> _RECORDED INFORMATION_
** start **
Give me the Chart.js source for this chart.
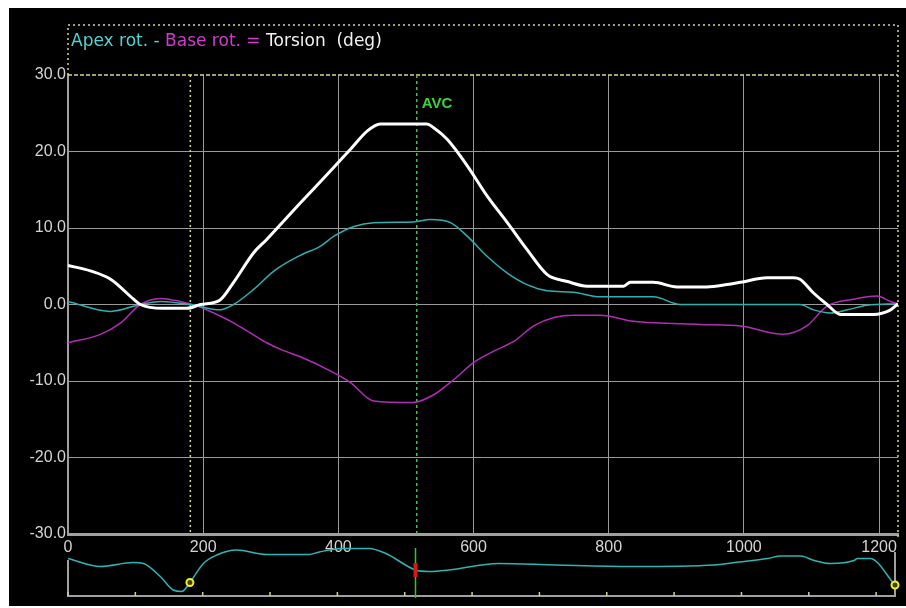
<!DOCTYPE html>
<html>
<head>
<meta charset="utf-8">
<script src="https://cdn.jsdelivr.net/npm/chart.js@4.4.1/dist/chart.umd.min.js"></script>
<style>
body { margin: 0; background: #fff; }
#frame { position: absolute; left: 9px; top: 8px; width: 897px; height: 598px; background: #000; }
canvas { position: absolute; left: 0; top: 0; }
</style>
</head>
<body>
<div id="frame"></div>
<canvas id="torsionChart" width="906" height="608"></canvas>
<canvas id="ecgChart" width="906" height="608"></canvas>
<script>
// time axis in ms, rotations in degrees
const torsionTime = [0, 33, 63, 97, 107, 140, 176, 196, 225, 245, 275, 294, 343, 393, 418, 443, 462, 531, 541, 561, 591, 620, 650, 679, 709, 739, 768, 822, 832, 866, 901, 945, 975, 995, 1034, 1073, 1083, 1103, 1123, 1143, 1191, 1217, 1228];
const torsionDeg = [5.1, 4.4, 3.3, 0.7, 0, -0.5, -0.5, 0, 0.6, 2.9, 6.8, 8.5, 13.2, 17.9, 20.3, 22.7, 23.6, 23.6, 23.1, 21.6, 18.1, 14.2, 10.7, 7.2, 3.9, 3.0, 2.4, 2.4, 2.9, 2.9, 2.3, 2.3, 2.6, 2.9, 3.5, 3.5, 3.3, 1.5, 0, -1.3, -1.3, -0.7, 0.1];

const apexTime = [0, 63, 107, 137, 181, 225, 245, 275, 305, 343, 373, 393, 423, 452, 511, 536, 566, 591, 620, 650, 679, 709, 748, 787, 866, 906, 1083, 1103, 1128, 1153, 1182, 1228];
const apexDeg = [0.4, -0.9, 0, 0.4, 0, -0.7, 0, 2.0, 4.4, 6.4, 7.6, 8.9, 10.2, 10.7, 10.8, 11.1, 10.7, 8.9, 6.3, 4.1, 2.6, 1.8, 1.6, 1.0, 1.0, 0, 0, -0.7, -1.1, -0.7, -0.1, 0.1];

const baseTime = [0, 48, 78, 107, 137, 166, 191, 225, 245, 275, 294, 318, 343, 393, 418, 452, 511, 541, 571, 600, 630, 660, 689, 719, 748, 787, 837, 935, 995, 1058, 1093, 1123, 1162, 1197, 1217, 1228];
const baseDeg = [-5.0, -3.9, -2.4, 0, 0.8, 0.4, -0.2, -1.5, -2.4, -4.0, -5.0, -6.0, -6.8, -8.9, -10.2, -12.6, -12.8, -11.8, -9.8, -7.6, -6.1, -4.8, -2.8, -1.7, -1.4, -1.4, -2.2, -2.6, -2.8, -3.9, -2.8, -0.2, 0.7, 1.1, 0.4, 0.1];

// ECG strip under the plot (arbitrary units)
const ecgTime = [0, 48, 97, 112, 137, 156, 169, 181, 201, 221, 250, 295, 358, 373, 407, 447, 472, 516, 536, 566, 639, 724, 836, 960, 990, 1039, 1058, 1088, 1108, 1132, 1167, 1172, 1191, 1228];
const ecgLevel = [7.5, 5.9, 6.7, 6.5, 3.9, 1.2, 0.9, 2.7, 6.5, 8.2, 9.2, 8.3, 8.3, 8.8, 9.5, 9.5, 8.5, 5.2, 4.9, 5.2, 6.5, 6.2, 5.9, 6.2, 6.7, 7.5, 8.0, 8.0, 7.1, 6.5, 7.1, 7.5, 7.5, 2.2];

const markerTime = [181, 1228];
const markerLevel = [2.7, 2.2];
const avcTime = 516;
const avcLevel = 5.2;

const xTicks = [0, 200, 400, 600, 800, 1000, 1200];
const yTicks = [-30, -20, -10, 0, 10, 20, 30];
const titleParts = [['Apex rot. - ', '#4fd4d4'], ['Base rot. = ', '#d03cd0'], ['Torsion  (deg)', '#f2f2f2']];

function pts(xs, ys) { return xs.map((v, i) => ({ x: v, y: ys[i] })); }

const tickFont = { family: 'Liberation Sans, Arial, sans-serif', size: 16 };

const decor = {
  id: 'decor',
  beforeDatasetsDraw(chart) {
    const { ctx, chartArea: a, scales: { x } } = chart;
    ctx.save();
    ctx.strokeStyle = '#d6d68a';
    ctx.lineWidth = 1.5;
    ctx.setLineDash([2, 3]);
    ctx.beginPath();
    ctx.moveTo(a.left, a.top); ctx.lineTo(a.left, a.top - 50);
    ctx.lineTo(a.right, a.top - 50); ctx.lineTo(a.right, a.bottom + 6);
    const xm = x.getPixelForValue(markerTime[0]);
    ctx.moveTo(xm, a.top); ctx.lineTo(xm, a.bottom - 2);
    ctx.stroke();
    ctx.setLineDash([4, 2]);
    ctx.beginPath();
    ctx.moveTo(a.left, a.top); ctx.lineTo(a.right, a.top);
    ctx.stroke();
    ctx.strokeStyle = '#3cc83c';
    ctx.setLineDash([3, 3]);
    const xa = x.getPixelForValue(avcTime);
    ctx.beginPath(); ctx.moveTo(xa, a.top); ctx.lineTo(xa, a.bottom); ctx.stroke();
    ctx.restore();
  },
  afterDraw(chart) {
    const { ctx, chartArea: a, scales: { x } } = chart;
    ctx.save();
    ctx.font = '17px "DejaVu Sans", sans-serif';
    ctx.textBaseline = 'middle';
    let tx = a.left + 3;
    titleParts.forEach(([t, c]) => {
      ctx.fillStyle = c;
      ctx.fillText(t, tx, a.top - 33);
      tx += ctx.measureText(t).width;
    });
    ctx.fillStyle = '#3cd23c';
    ctx.font = 'bold 15px "Liberation Sans", sans-serif';
    ctx.fillText('AVC', x.getPixelForValue(avcTime) + 5, a.top + 29);
    ctx.restore();
  }
};

new Chart(document.getElementById('torsionChart'), {
  type: 'line',
  data: {
    datasets: [
      { label: 'Torsion', data: pts(torsionTime, torsionDeg), borderColor: '#ffffff', borderWidth: 3 },
      { label: 'Apex rot.', data: pts(apexTime, apexDeg), borderColor: '#2fb0b0', borderWidth: 1.5 },
      { label: 'Base rot.', data: pts(baseTime, baseDeg), borderColor: '#b22cb6', borderWidth: 1.5 }
    ]
  },
  options: {
    responsive: false,
    animation: false,
    layout: { padding: { top: 75, right: 8, left: 0, bottom: 0 } },
    elements: { point: { radius: 0 }, line: { cubicInterpolationMode: 'monotone' } },
    plugins: { legend: { display: false }, tooltip: { enabled: false } },
    scales: {
      x: {
        type: 'linear', min: 0, max: 1228,
        afterBuildTicks: s => { s.ticks = xTicks.map(v => ({ value: v })); },
        afterFit: s => { s.height = 74; },
        ticks: { color: '#d4d4d4', font: tickFont, padding: 4, maxRotation: 0, callback: v => String(v) },
        grid: { color: '#9a9a9a', lineWidth: 1, drawTicks: false },
        border: { color: '#a0a0a0', width: 3 }
      },
      y: {
        min: -30, max: 30,
        afterBuildTicks: s => { s.ticks = yTicks.map(v => ({ value: v })); },
        afterFit: s => { s.width = 68; },
        ticks: { color: '#d4d4d4', font: tickFont, padding: 2, callback: v => v.toFixed(1) },
        grid: { color: c => c.tick && c.tick.value === 30 ? 'rgba(0,0,0,0)' : '#9a9a9a', lineWidth: 1, drawTicks: false },
        border: { color: '#a0a0a0', width: 1.5 }
      }
    }
  },
  plugins: [decor]
});

const ecgDecor = {
  id: 'ecgDecor',
  beforeDatasetsDraw(chart) {
    const { ctx, chartArea: a, scales: { x } } = chart;
    ctx.save();
    ctx.strokeStyle = '#a0a0a0';
    ctx.lineWidth = 2;
    ctx.beginPath();
    ctx.moveTo(a.left, a.top + 14); ctx.lineTo(a.left, a.bottom);
    ctx.lineTo(a.right, a.bottom); ctx.lineTo(a.right, a.top + 6);
    ctx.stroke();
    ctx.strokeStyle = '#cfcf90';
    ctx.lineWidth = 1.5;
    ctx.beginPath();
    for (let t = 0; t <= 1200; t += 100) {
      const px = x.getPixelForValue(t);
      ctx.moveTo(px, a.bottom); ctx.lineTo(px, a.bottom - 4);
    }
    ctx.stroke();
    ctx.strokeStyle = '#2ec82e';
    ctx.lineWidth = 1.5;
    const xa = x.getPixelForValue(avcTime);
    ctx.beginPath(); ctx.moveTo(xa, a.top + 2); ctx.lineTo(xa, a.bottom + 2); ctx.stroke();
    ctx.restore();
  }
};

new Chart(document.getElementById('ecgChart'), {
  type: 'line',
  data: {
    datasets: [
      { label: 'AVC', data: [{ x: avcTime, y: avcLevel }], showLine: false, pointStyle: 'line', rotation: 90,
        pointRadius: 7, pointBorderWidth: 4, pointBorderColor: '#d81818' },
      { label: 'markers', data: pts(markerTime, markerLevel), showLine: false, pointStyle: 'circle',
        pointRadius: 3.5, pointBorderWidth: 2, pointBorderColor: '#f0f020', pointBackgroundColor: '#404000' },
      { label: 'ECG', data: pts(ecgTime, ecgLevel), borderColor: '#2fb4b4', borderWidth: 1.5, pointRadius: 0,
        cubicInterpolationMode: 'monotone' }
    ]
  },
  options: {
    responsive: false,
    animation: false,
    clip: false,
    layout: { padding: { top: 546, right: 8, left: 68, bottom: 12 } },
    plugins: { legend: { display: false }, tooltip: { enabled: false } },
    scales: {
      x: { type: 'linear', min: 0, max: 1228, display: false },
      y: { min: 0, max: 10, display: false }
    }
  },
  plugins: [ecgDecor]
});
</script>
</body>
</html>
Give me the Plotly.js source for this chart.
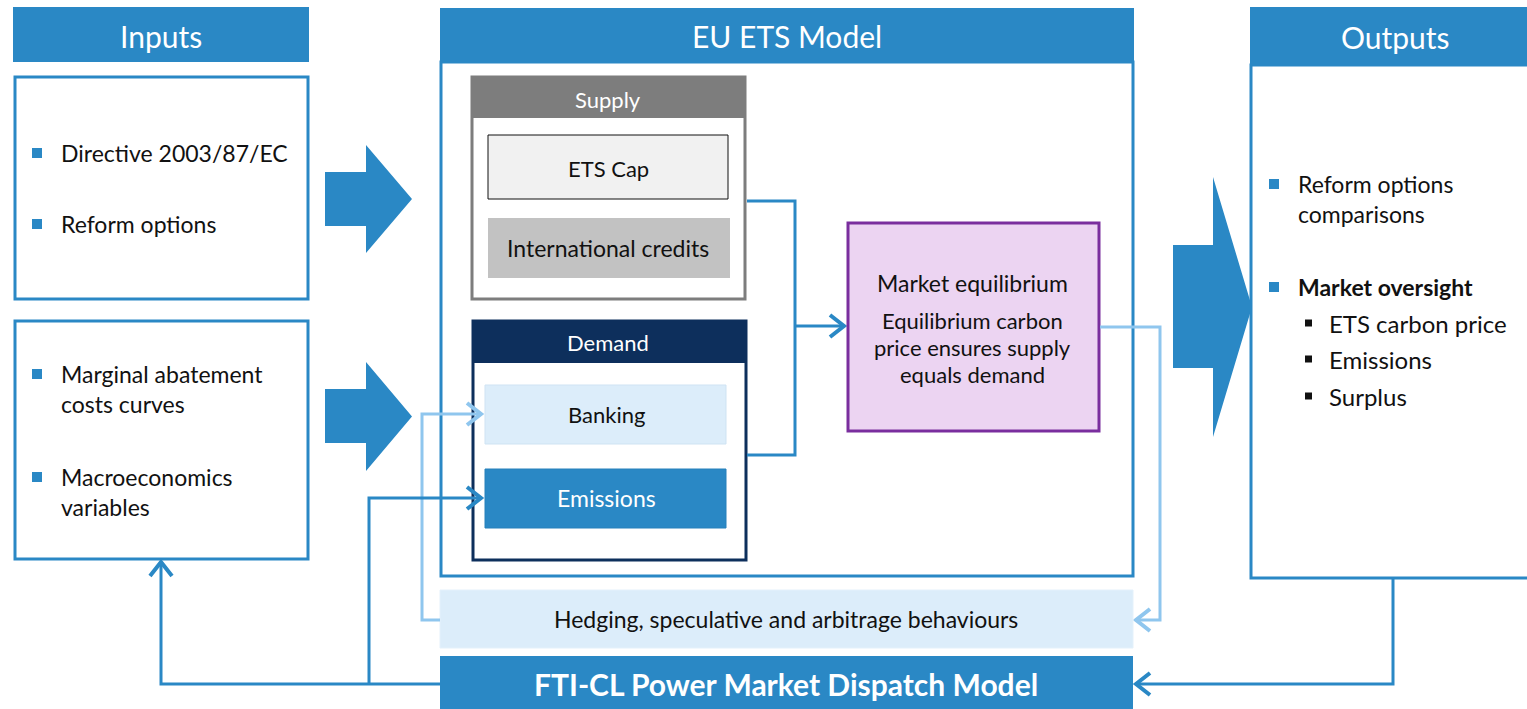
<!DOCTYPE html>
<html>
<head>
<meta charset="utf-8">
<script src="https://cdn.plot.ly/plotly-3.0.1.min.js"></script>
<style>html,body{margin:0;padding:0;background:#fff;}#chart{width:1527px;height:709px;}</style>
</head>
<body>
<div id="chart"></div>
<script>
// ---- content ----
const sectionTitles = ["Inputs", "EU ETS Model", "Outputs"];
const inputsTop = [["Directive 2003/87/EC"], ["Reform options"]];
const inputsBottom = [["Marginal abatement", "costs curves"], ["Macroeconomics", "variables"]];
const supplyTitle = "Supply";
const supplyItems = ["ETS Cap", "International credits"];
const demandTitle = "Demand";
const demandItems = ["Banking", "Emissions"];
const equilibriumTitle = "Market equilibrium";
const equilibriumBody = ["Equilibrium carbon", "price ensures supply", "equals demand"];
const outputsMain = [["Reform options", "comparisons"], ["Market oversight"]];
const outputsSub = ["ETS carbon price", "Emissions", "Surplus"];
const hedgingLabel = "Hedging, speculative and arbitrage behaviours";
const dispatchLabel = "FTI-CL Power Market Dispatch Model";

// ---- styles ----
const BLUE = "#2a88c5", NAVY = "#0d2f5c", GREY = "#7d7d7d", LIGHT = "#dcedfa",
      LLINE = "#8fc6ee", PURPLE = "#7a2e9e", PFILL = "#ecd4f2", FONT = "Lato, 'Open Sans', sans-serif";

const shapes = [];
const ann = [];
function rect(x0, y0, x1, y1, fill, line, w) {
  shapes.push({type: "rect", xref: "x", yref: "y", x0, y0, x1, y1, fillcolor: fill,
    line: {color: line || fill, width: w === undefined ? 0 : w}, layer: "above"});
}
function path(d, color, w, fill) {
  shapes.push({type: "path", xref: "x", yref: "y", path: d,
    fillcolor: fill || "rgba(0,0,0,0)", line: {color: color, width: w}, layer: "above"});
}
function txt(x, y, s, size, color, opts) {
  opts = opts || {};
  ann.push({x, y, xref: "x", yref: "y", text: opts.bold ? "<b>" + s + "</b>" : s, showarrow: false,
    xanchor: opts.anchor || "center", yanchor: "middle",
    font: {family: opts.family || FONT, size, color}});
}
function chevron(x, y, dir, color) {
  const L = 14, H = 11;
  let d;
  if (dir === "right") d = `M ${x-L} ${y-H} L ${x} ${y} L ${x-L} ${y+H}`;
  if (dir === "left") d = `M ${x+L} ${y-H} L ${x} ${y} L ${x+L} ${y+H}`;
  if (dir === "up") d = `M ${x-H} ${y+L} L ${x} ${y} L ${x+H} ${y+L}`;
  path(d, color, 4);
}
function bigArrow(x0, xs, xt, ys0, ys1, yh0, yh1) {
  const ym = (yh0 + yh1) / 2;
  path(`M ${x0} ${ys0} L ${xs} ${ys0} L ${xs} ${yh0} L ${xt} ${ym} L ${xs} ${yh1} L ${xs} ${ys1} L ${x0} ${ys1} Z`, BLUE, 0, BLUE);
}

const TXT = 23;

// ---- Inputs column ----
rect(13, 7, 309, 62, BLUE);
txt(161, 36, sectionTitles[0], 30, "#ffffff");
rect(15, 77, 308, 299, "#ffffff", BLUE, 3);
rect(15, 321, 308, 559, "#ffffff", BLUE, 3);
const topY = [153, 224];
inputsTop.forEach((lines, i) => {
  rect(32, topY[i] - 5, 42, topY[i] + 5, BLUE);
  lines.forEach((l, j) => txt(59, topY[i] + j * 30, l, TXT, "#111", {anchor: "left"}));
});
const botY = [374, 477];
inputsBottom.forEach((lines, i) => {
  rect(32, botY[i] - 5, 42, botY[i] + 5, BLUE);
  lines.forEach((l, j) => txt(59, botY[i] + j * 30, l, TXT, "#111", {anchor: "left"}));
});
bigArrow(325, 366, 412, 172, 226, 145, 253);
bigArrow(325, 366, 412, 389, 443, 362, 471);

// ---- EU ETS model ----
rect(440, 8, 1134, 62, BLUE);
txt(787, 36, sectionTitles[1], 30, "#ffffff");
rect(441, 62, 1133, 576, "#ffffff", BLUE, 3);

// supply
rect(472, 77, 745, 299, "#ffffff", GREY, 3);
rect(472, 77, 745, 118, GREY);
txt(608, 99, supplyTitle, 22, "#ffffff");
rect(488, 135, 728, 199, "#f1f1f1", "#111", 1);
txt(608, 168, supplyItems[0], 22, "#111");
rect(488, 218, 730, 278, "#c2c2c2", "#c2c2c2", 0);
txt(608, 248, supplyItems[1], 23, "#111");

// demand
rect(473, 321, 746, 560, "#ffffff", NAVY, 3);
rect(473, 321, 746, 363, NAVY);
txt(608, 342, demandTitle, 22, "#ffffff");
rect(485, 385, 726, 444, LIGHT, "#cfe3f3", 1);
txt(606, 414, demandItems[0], 22, "#111");
rect(485, 469, 726, 528, BLUE, "#2680bb", 1);
txt(606, 498, demandItems[1], 23, "#ffffff");

// connectors supply/demand -> equilibrium
path("M 747 201 L 795 201 L 795 455 L 747 455", BLUE, 3);
path("M 795 326 L 843 326", BLUE, 3);
chevron(844, 326, "right", BLUE);

// equilibrium
rect(848, 223, 1099, 431, PFILL, PURPLE, 3);
txt(972, 283, equilibriumTitle, 23, "#111");
equilibriumBody.forEach((l, j) => txt(972, 320 + j * 27, l, 22, "#111"));

// hedging loop
path("M 1100 327 L 1160 327 L 1160 620 L 1137 620", LLINE, 3);
chevron(1136, 620, "left", LLINE);
rect(440, 590, 1133, 648, LIGHT, "#e4f1fb", 1);
txt(786, 619, hedgingLabel, 23, "#111");
path("M 440 620 L 422 620 L 422 414 L 480 414", LLINE, 3);
chevron(481, 414, "right", LLINE);

// dispatch model
rect(440, 656, 1133, 709, BLUE);
txt(786, 684, dispatchLabel, 30, "#ffffff", {bold: true});
path("M 440 684 L 161 684 L 161 563", BLUE, 3);
chevron(161, 562, "up", BLUE);
path("M 369 684 L 369 498 L 480 498", BLUE, 3);
chevron(481, 498, "right", BLUE);
path("M 1393 579 L 1393 684 L 1137 684", BLUE, 3);
chevron(1136, 684, "left", BLUE);

// ---- Outputs ----
bigArrow(1173, 1213, 1252, 245, 368, 177, 437);
rect(1250, 7, 1530, 65, BLUE);
txt(1395, 37, sectionTitles[2], 30, "#ffffff");
rect(1251, 65, 1530, 578, "#ffffff", BLUE, 3);
const outY = [184, 287];
outputsMain.forEach((lines, i) => {
  rect(1269, outY[i] - 5, 1279, outY[i] + 5, BLUE);
  lines.forEach((l, j) => txt(1296, outY[i] + j * 30, l, TXT, "#111", {anchor: "left", bold: i === 1}));
});
const subY = [323, 359, 396];
outputsSub.forEach((l, i) => {
  rect(1305, subY[i] - 3.5, 1312, subY[i] + 3.5, "#111");
  txt(1327, subY[i], l, 24, "#111", {anchor: "left"});
});

const layout = {
  width: 1527, height: 709,
  margin: {l: 0, r: 0, t: 0, b: 0, pad: 0},
  paper_bgcolor: "#ffffff", plot_bgcolor: "#ffffff",
  xaxis: {range: [0, 1527], visible: false, fixedrange: true},
  yaxis: {range: [709, 0], visible: false, fixedrange: true},
  showlegend: false,
  shapes: shapes,
  annotations: ann
};
Plotly.newPlot("chart", [{type: "scatter", x: [], y: [], hoverinfo: "skip", showlegend: false}], layout, {staticPlot: true, displayModeBar: false});
</script>
</body>
</html>
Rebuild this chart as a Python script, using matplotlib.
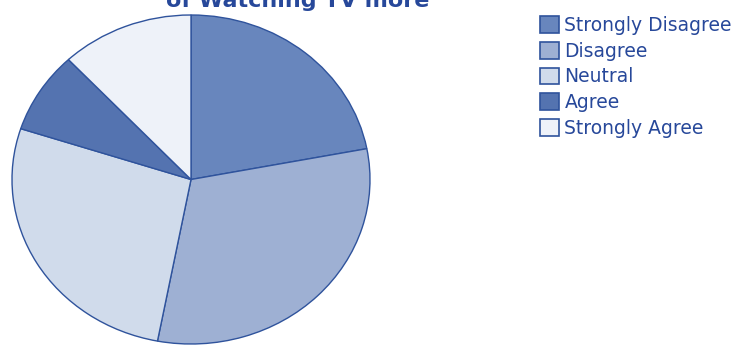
import matplotlib.pyplot as plt
from matplotlib.patches import Patch

# survey answers, share of respondents (%)
labels = ['Strongly Disagree', 'Disagree', 'Neutral', 'Agree', 'Strongly Agree']
shares = [22, 31, 27, 8, 12]
colors = ['#6886bd', '#9eb0d3', '#d0dbeb', '#5473b0', '#eef2f9']
edge = '#2f539c'
text_col = '#27489a'

fig = plt.figure(figsize=(7.39, 3.45), dpi=100)

# pie is slightly wider than tall, so aspect stays 'auto'
ax = fig.add_axes([12 / 739, 1 / 345, 358 / 739, 329 / 345])
wedges, _ = ax.pie(shares, colors=colors, startangle=90, counterclock=False,
                   wedgeprops=dict(edgecolor=edge, linewidth=1.0))
for w in wedges:
    w.set_clip_on(False)
ax.set_aspect('auto')
ax.set_xlim(-1, 1)
ax.set_ylim(-1, 1)
ax.axis('off')

# second line of the title; the first line sits above the canvas
fig.text(298 / 739, 1 - 7 / 345, 'of Watching TV more', ha='center',
         va='baseline', fontsize=16, fontweight='bold', color=text_col)

handles = [Patch(facecolor=c, edgecolor=edge, linewidth=1.2) for c in colors]
leg = fig.legend(handles, labels, loc='upper left',
                 bbox_to_anchor=(540 / 739, 1 - 16 / 345), frameon=False,
                 fontsize=13.5, handlelength=1.0, handleheight=1.0,
                 handletextpad=0.3, labelspacing=0.36, borderaxespad=0,
                 borderpad=0)
for t in leg.get_texts():
    t.set_color(text_col)

fig.savefig('out.png', dpi=100)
** end **
> _WORK TO COMPLETE_
Write down exactly what the lines above say, from the line holding "Rebuild this chart" through the line holding "ax.axis('off')", and nothing more. Do not copy the pictures.

> _EXPECTED ANSWER_
Rebuild this chart as a Python script, using matplotlib.
import matplotlib.pyplot as plt
from matplotlib.patches import Patch

# survey answers, share of respondents (%)
labels = ['Strongly Disagree', 'Disagree', 'Neutral', 'Agree', 'Strongly Agree']
shares = [22, 31, 27, 8, 12]
colors = ['#6886bd', '#9eb0d3', '#d0dbeb', '#5473b0', '#eef2f9']
edge = '#2f539c'
text_col = '#27489a'

fig = plt.figure(figsize=(7.39, 3.45), dpi=100)

# pie is slightly wider than tall, so aspect stays 'auto'
ax = fig.add_axes([12 / 739, 1 / 345, 358 / 739, 329 / 345])
wedges, _ = ax.pie(shares, colors=colors, startangle=90, counterclock=False,
                   wedgeprops=dict(edgecolor=edge, linewidth=1.0))
for w in wedges:
    w.set_clip_on(False)
ax.set_aspect('auto')
ax.set_xlim(-1, 1)
ax.set_ylim(-1, 1)
ax.axis('off')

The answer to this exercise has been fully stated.